Künstliche Mini-Organismen statt Tierversuche
Die am Fraunhofer IWS entwickelten mikrophysiologischen Systeme sind miniaturisierte Zellkultursysteme in der Größe einer Visitenkarte, die pharmakologisch relevante Funktionsmechanismen des menschlichen Körpers nachbilden. Dazu zählen neben der Verteilung von Substanzen über ein Gefäßnetzwerk das mikrophysiologische Milieu der Körperzellen und die Wechselwirkungen zwischen verschiedenen Zelltypen. Damit lassen sich die biochemischen und zellulären Abläufe der Organe des menschlichen Körpers nachstellen. Das ist notwendig, um komplizierte pharmazeutische Tests zu ersetzen, die derzeit in Tierversuchen stattfinden.
Konkret ahmen Forscher die Funktion von Organen oder Organteilen nach, indem sie mehrere menschlicher Zelltypen im mikrophysiologischen System gemeinsam kultivieren. Wie auch im menschlichen Körper benötigen verschiedene Zelltypen unterschiedliche Bedingungen um ihren spezifischen Funktionen nachzukommen. Die Entwickler des Fraunhofer IWS haben es sich zur Aufgabe gemacht, maßgeschneiderte mikrophysiologische Systeme für verschiedene Organe auf dem Chip zu entwickeln. Das Besondere an den am Fraunhofer IWS entwickelten mikrophysiologischen Systemen stellt eine miniaturisierte Pumpe dar, die dem menschlichen Herz nachempfunden ist. Angetrieben durch einen speziellen Controller lässt sie blutähnliches Zellkulturmedium im künstlichen Gefäßnetzwerk zirkulieren und sorgt so für die optimale Versorgung der Zellen mit Sauerstoff und Nährstoffen. Die Größe des Gefäßnetzwerkes lässt sich mithilfe mathematischer Modelle berechnen.

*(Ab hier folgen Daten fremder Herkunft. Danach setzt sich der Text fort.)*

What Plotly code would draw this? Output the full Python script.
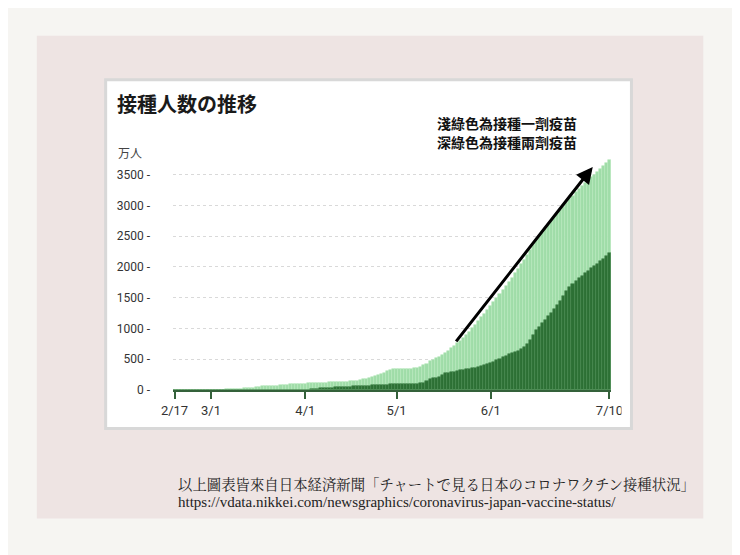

Angewendet werden die entwickelten mikrophysiologischen Systeme in der Forschung und Industrie. Die Applikationen reichen von einzelnen Organstrukturen in einem mikrophysiologischen System bis zu vielen Organen auf einem sogenannten »Multi-Organ-Chip«. Am Universitätsklinikum in Dresden etablierten die Forscher vom Fraunhofer IWS ein mikrophysiologisches Modell der Nierenkapillaren. Damit lassen sich wichtige Krankheitsprozesse der Niere ohne den Einsatz von Labormäusen nachstellen und somit Tierversuche in der Grundlagenforschung reduzieren. Aktuell entwickeln die Wissenschaftler des Fraunhofer IWS ein komplettes zelluläres Modell der Niere.